Hazmat crews were immediately sent out to the area, where they discovered the chemicals, possibly including acetone, were flammable and were poured onto the ground behind the business and extended about 40 yards to the side of the railroad tracks. CSX Railroad has been notified of the spill.

"We came out and was able to define a specific area that may be contaminated by an unknown product," said Tim Hooker of the Rutherford County Emergency Management Agency. "Some may be acetone, which is indicated on the 55-gallon drums."

There were about a dozen drums. Officials said at least half of them contained acetone or traces of the chemical commonly used as paint thinner or paint stripper. But it doesn't appear the dumping was a one-time event, they said.

"We may have some dumping going on for quite some time. Looks like the product spread quite some distance through the soil down near the railroad tracks," Hooker said.

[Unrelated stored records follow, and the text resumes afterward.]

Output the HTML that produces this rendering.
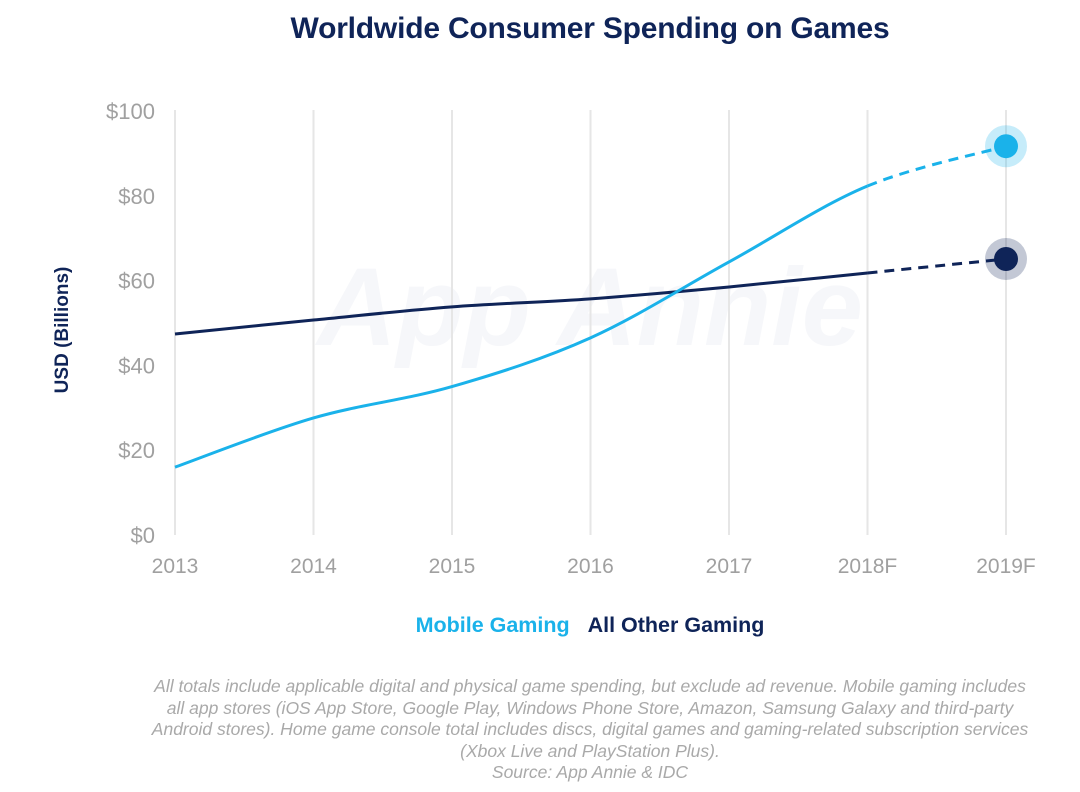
<!DOCTYPE html>
<html><head><meta charset="utf-8">
<style>
body{margin:0;background:#fff;width:1080px;height:792px;overflow:hidden;font-family:"Liberation Sans",sans-serif}
.title{position:absolute;top:12px;left:50px;width:1080px;text-align:center;font-weight:bold;font-size:30px;color:#0f2458;letter-spacing:-0.2px}
.legend{position:absolute;top:613px;left:50px;width:1080px;text-align:center;font-weight:bold;font-size:21.5px}
.note{position:absolute;top:676px;left:50px;width:1080px;text-align:center;font-style:italic;font-size:17.5px;line-height:21.5px;color:#a9a9a9;white-space:nowrap}
</style></head><body>
<div class="title">Worldwide Consumer Spending on Games</div>
<svg id="chart" width="1080" height="792" style="position:absolute;top:0;left:0"></svg>
<div class="legend"><span style="color:#1ab2ea">Mobile Gaming</span>&nbsp;&nbsp;&nbsp;<span style="color:#0f2458">All Other Gaming</span></div>
<div class="note">All totals include applicable digital and physical game spending, but exclude ad revenue. Mobile gaming includes<br>all app stores (iOS App Store, Google Play, Windows Phone Store, Amazon, Samsung Galaxy and third-party<br>Android stores). Home game console total includes discs, digital games and gaming-related subscription services<br>(Xbox Live and PlayStation Plus).<br>Source: App Annie &amp; IDC</div>
<script>
const categories=["2013","2014","2015","2016","2017","2018F","2019F"];
const mobile=[16,27.6,35,46.5,64.4,82.3,91.7];
const other=[47.4,50.7,53.8,55.7,58.5,61.8,65.1];
const yTicks=[0,20,40,60,80,100];
const NS="http://www.w3.org/2000/svg";
const svg=document.getElementById('chart');
const x=i=>175+i*138.5;
const y=v=>535-v*4.24;
function el(t,a,p){const e=document.createElementNS(NS,t);for(const k in a)e.setAttribute(k,a[k]);(p||svg).appendChild(e);return e;}
const wm=el('text',{x:590,y:345,'text-anchor':'middle','font-size':110,'font-style':'italic','font-weight':'bold',fill:'#f6f7fa','font-family':'Liberation Sans,sans-serif'});
wm.textContent='App Annie';


categories.forEach((c,i)=>{
 const g=el('line',{x1:x(i),x2:x(i),y1:110,y2:535,stroke:'#e6e6e6','stroke-width':2});
 
 
 const t=el('text',{x:x(i),y:573,'text-anchor':'middle','font-size':21,fill:'#a0a0a0'});
 t.textContent=c;
 
 
});
yTicks.forEach(v=>{
 const t=el('text',{x:155,y:y(v)+8,'text-anchor':'end','font-size':22,fill:'#a0a0a0'});
 t.textContent='$'+v;
 
 
});
const yt=el('text',{x:0,y:0,transform:'translate(68,330) rotate(-90)','text-anchor':'middle','font-size':19,'font-weight':'bold',fill:'#0f2458'});
yt.textContent='USD (Billions)';


function path(vals,from,to){
 const p=vals.map((v,i)=>[x(i),y(v)]);
 let d='M'+p[from][0]+','+p[from][1];
 for(let i=from;i<to;i++){
  const p0=p[Math.max(i-1,0)],p1=p[i],p2=p[i+1],p3=p[Math.min(i+2,p.length-1)];
  d+=` C${p1[0]+(p2[0]-p0[0])/6},${p1[1]+(p2[1]-p0[1])/6} ${p2[0]-(p3[0]-p1[0])/6},${p2[1]-(p3[1]-p1[1])/6} ${p2[0]},${p2[1]}`;
 }
 return d;
}
[[other,'#0f2458','other'],[mobile,'#1ab2ea','mobile']].forEach(([vals,col,n])=>{
 const l=el('path',{d:path(vals,0,5),fill:'none',stroke:col,'stroke-width':3});
 
 
 const f=el('path',{d:path(vals,5,6),fill:'none',stroke:col,'stroke-width':3,'stroke-dasharray':'10 7'});
 
 
 const h=el('circle',{cx:x(6),cy:y(vals[6]),r:21,fill:col,opacity:0.25});
 
 
 const c=el('circle',{cx:x(6),cy:y(vals[6]),r:12,fill:col});
 
 
});
</script>
</body></html>
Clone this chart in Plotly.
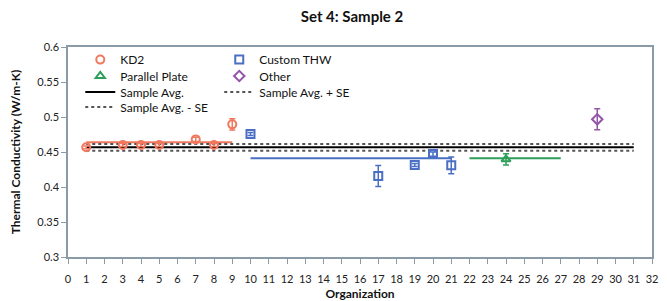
import plotly.graph_objects as go

# ---- data ----
kd2_x = [1, 3, 4, 5, 7, 8, 9]
kd2_y = [0.4567, 0.460, 0.460, 0.460, 0.468, 0.460, 0.4895]
kd2_err = [0.002, 0.002, 0.002, 0.002, 0.003, 0.002, 0.008]

thw_x = [10, 17, 19, 20, 21]
thw_y = [0.4757, 0.4157, 0.4314, 0.4471, 0.431]
thw_err = [0.002, 0.015, 0.002, 0.003, 0.012]

pp_x = [24]
pp_y = [0.4396]
pp_err = [0.008]

oth_x = [29]
oth_y = [0.4967]
oth_err = [0.015]

kd2_mean_x = [1, 9]
kd2_mean = 0.464
thw_mean_x = [10, 21]
thw_mean = 0.441
pp_mean_x = [22, 27]
pp_mean = 0.441

avg_x = [1, 31]
sample_avg = 0.4567
sample_se = 0.0048

x_ticks = list(range(0, 33))
y_ticks = [0.3, 0.35, 0.4, 0.45, 0.5, 0.55, 0.6]

C_KD2 = "#f0785e"
C_THW = "#4a6fc4"
C_PP = "#2e9e5b"
C_OTH = "#9356a8"
C_DOT = "#555555"

FONT = "Lato"

fig = go.Figure()

# group mean lines (not in legend)
fig.add_trace(go.Scatter(x=kd2_mean_x, y=[kd2_mean] * 2, mode="lines",
                         line=dict(color=C_KD2, width=2), showlegend=False, hoverinfo="skip"))
fig.add_trace(go.Scatter(x=thw_mean_x, y=[thw_mean] * 2, mode="lines",
                         line=dict(color=C_THW, width=2), showlegend=False, hoverinfo="skip"))
fig.add_trace(go.Scatter(x=pp_mean_x, y=[pp_mean] * 2, mode="lines",
                         line=dict(color=C_PP, width=2), showlegend=False, hoverinfo="skip"))

# sample average lines
fig.add_trace(go.Scatter(x=avg_x, y=[sample_avg] * 2, mode="lines", name="Sample Avg.",
                         line=dict(color="black", width=2), legend="legend3", legendrank=1))
fig.add_trace(go.Scatter(x=avg_x, y=[sample_avg + sample_se] * 2, mode="lines", name="Sample Avg. + SE",
                         line=dict(color=C_DOT, width=2, dash="dot"), legend="legend3", legendrank=2))
fig.add_trace(go.Scatter(x=avg_x, y=[sample_avg - sample_se] * 2, mode="lines", name="Sample Avg. - SE",
                         line=dict(color=C_DOT, width=2, dash="dot"), legend="legend4", legendrank=1))

def pts(x, y, err, name, color, symbol, leg, rank):
    fig.add_trace(go.Scatter(
        x=x, y=y, mode="markers", name=name,
        marker=dict(symbol=symbol, size=8, color=color, line=dict(color=color, width=2)),
        error_y=dict(type="data", array=err, visible=True, color=color, thickness=1.5, width=3),
        legend=leg, legendrank=rank))

pts(kd2_x, kd2_y, kd2_err, "KD2", C_KD2, "circle-open", "legend", 1)
pts(thw_x, thw_y, thw_err, "Custom THW", C_THW, "square-open", "legend", 2)
pts(pp_x, pp_y, pp_err, "Parallel Plate", C_PP, "triangle-up-open", "legend2", 1)
pts(oth_x, oth_y, oth_err, "Other", C_OTH, "diamond-open", "legend2", 2)

leg_common = dict(bgcolor="rgba(0,0,0,0)", font=dict(family=FONT, size=12, color="#111"),
                  orientation="h", entrywidth=94, entrywidthmode="pixels",
                  yanchor="middle", xanchor="left", itemwidth=30, x=0.021)

row_y = [0.940, 0.8619, 0.7857, 0.7143]

fig.update_layout(
    width=667, height=301,
    margin=dict(l=68, r=15, t=47, b=44, autoexpand=False),
    paper_bgcolor="white", plot_bgcolor="white",
    title=dict(text="<b>Set 4: Sample 2</b>", x=352 / 667, xanchor="center",
               y=1 - 17 / 301, yanchor="middle", font=dict(family=FONT, size=15, color="#111")),
    font=dict(family=FONT, size=11, color="#222"),
    legend=dict(y=row_y[0], **leg_common),
    legend2=dict(y=row_y[1], **leg_common),
    legend3=dict(y=row_y[2], **leg_common),
    legend4=dict(y=row_y[3], **leg_common),
    xaxis=dict(range=[0, 32], tickvals=x_ticks, ticktext=[str(v) for v in x_ticks],
               showgrid=False, zeroline=False, showline=True, linecolor="#8a9aa6", linewidth=1.5,
               mirror=True, ticks="outside", ticklen=5, tickcolor="#8a9aa6", automargin=False,
               ticklabelstandoff=6,
               title=dict(text="<b>Organization</b>", font=dict(family=FONT, size=12, color="#111"),
                          standoff=8),
               tickfont=dict(family=FONT, size=11, color="#222")),
    yaxis=dict(range=[0.3, 0.6], tickvals=y_ticks, ticktext=[f"{v:g}" for v in y_ticks],
               showgrid=False, zeroline=False, showline=True, linecolor="#8a9aa6", linewidth=1.5,
               mirror=True, ticks="outside", ticklen=5, tickcolor="#8a9aa6", automargin=False,
               title=dict(text="<b>Thermal Conductivity (W/m-K)</b>",
                          font=dict(family=FONT, size=12, color="#111"), standoff=14),
               tickfont=dict(family=FONT, size=11, color="#222")),
)

fig.write_html("out.html", config={"displayModeBar": False},
               post_script="document.body.style.margin='0px';")
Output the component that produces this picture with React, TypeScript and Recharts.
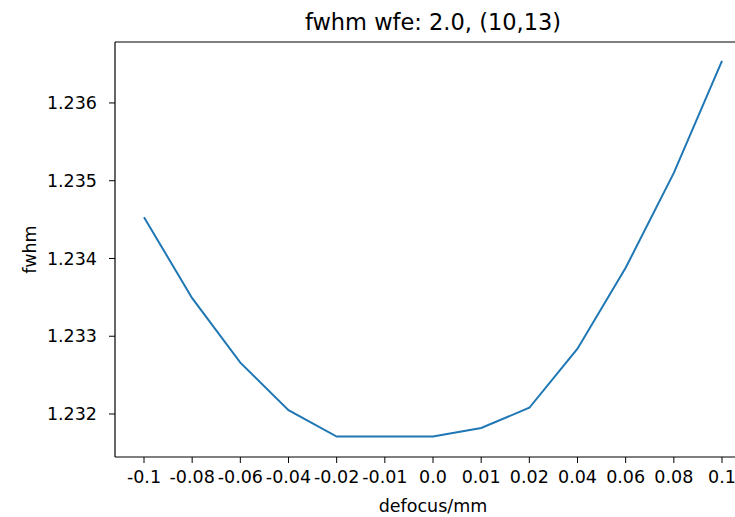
import { LineChart, Line, XAxis, YAxis, Label, CartesianGrid } from 'recharts';

const defocus = ['-0.1', '-0.08', '-0.06', '-0.04', '-0.02', '-0.01', '0.0', '0.01', '0.02', '0.04', '0.06', '0.08', '0.1'];
const fwhm = [1.23453, 1.23349, 1.23266, 1.23205, 1.23171, 1.23171, 1.23171, 1.23182, 1.23208, 1.23284, 1.23388, 1.23510, 1.23654];
const yTicks = [1.232, 1.233, 1.234, 1.235, 1.236];

const data = defocus.map((x, i) => ({ x, y: fwhm[i] }));

const FONT = '"DejaVu Sans", sans-serif';
const tickStyle = { fill: '#000', fontSize: 17.5, fontFamily: FONT };

const YLabel = (props: any) => {
  const { viewBox } = props;
  const cx = viewBox.x + 30;
  const cy = viewBox.y + viewBox.height / 2;
  return (
    <text
      x={cx}
      y={cy}
      transform={`rotate(-90, ${cx}, ${cy})`}
      textAnchor="middle"
      dominantBaseline="central"
      fontSize={17.5}
      fontFamily={FONT}
      fill="#000"
    >
      fwhm
    </text>
  );
};

export default function App() {
  return (
    <div style={{ position: 'absolute', left: 0, top: 0, width: 735, height: 517, overflow: 'hidden', background: '#fff' }}>
      <div
        style={{
          position: 'absolute',
          left: 0,
          top: 9,
          width: 866,
          textAlign: 'center',
          fontFamily: FONT,
          fontSize: 22.5,
          color: '#000',
        }}
      >
        fwhm wfe: 2.0, (10,13)
      </div>
      <LineChart width={760} height={517} data={data} margin={{ top: 42, right: 9, bottom: 0, left: 0 }}>
        {/* top frame edge */}
        <CartesianGrid
          vertical={false}
          stroke="#000"
          strokeWidth={1.2}
          horizontalCoordinatesGenerator={(p: any) => [p.offset.top]}
        />
        <XAxis
          dataKey="x"
          height={60}
          interval={0}
          padding={{ left: 29, right: 29 }}
          tickSize={6}
          tickMargin={8}
          tick={tickStyle}
          tickLine={{ stroke: '#000' }}
          axisLine={{ stroke: '#000', strokeWidth: 1.2 }}
        >
          <Label value="defocus/mm" position="insideBottom" offset={5} style={{ fill: '#000', fontSize: 17.5, fontFamily: FONT }} />
        </XAxis>
        <YAxis
          width={115}
          type="number"
          domain={[1.231447, 1.236784]}
          allowDataOverflow
          ticks={yTicks}
          tickFormatter={(v: number) => v.toFixed(3)}
          tickSize={6}
          tickMargin={12}
          tick={tickStyle}
          tickLine={{ stroke: '#000' }}
          axisLine={{ stroke: '#000', strokeWidth: 1.2 }}
        >
          <Label content={YLabel} />
        </YAxis>
        <Line
          type="linear"
          dataKey="y"
          stroke="#1f77b4"
          strokeWidth={2}
          dot={false}
          isAnimationActive={false}
        />
      </LineChart>
    </div>
  );
}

With the high winds, there was a sweet, acidic smell coming from the area. Officials tested the air quality.

"We were using a PID monitor, which reads volatile organic compounds as well, and for a 42-degree day, we were getting ratings of 496, which is extremely high," said Rick McCormick, emergency services coordinator.

According to a city news release, an environmental service company and the Tennessee Department of Environment and Conservations solid waste division are sampling the soil to determine the type of contaminate and scope of the potential impact.

"The testing is going to have to be extensive in the area to determine the exact scope and size of the contaminated area," said Hooker.

Officials said they don't believe the spill poses a hazard to the community. If the area is found to be contaminated, the owner of the building will be responsible for the cleanup and could possibly be fined.

Hazmat crews said the good news was that there was no nearby water supply for the possible acetone to run off in.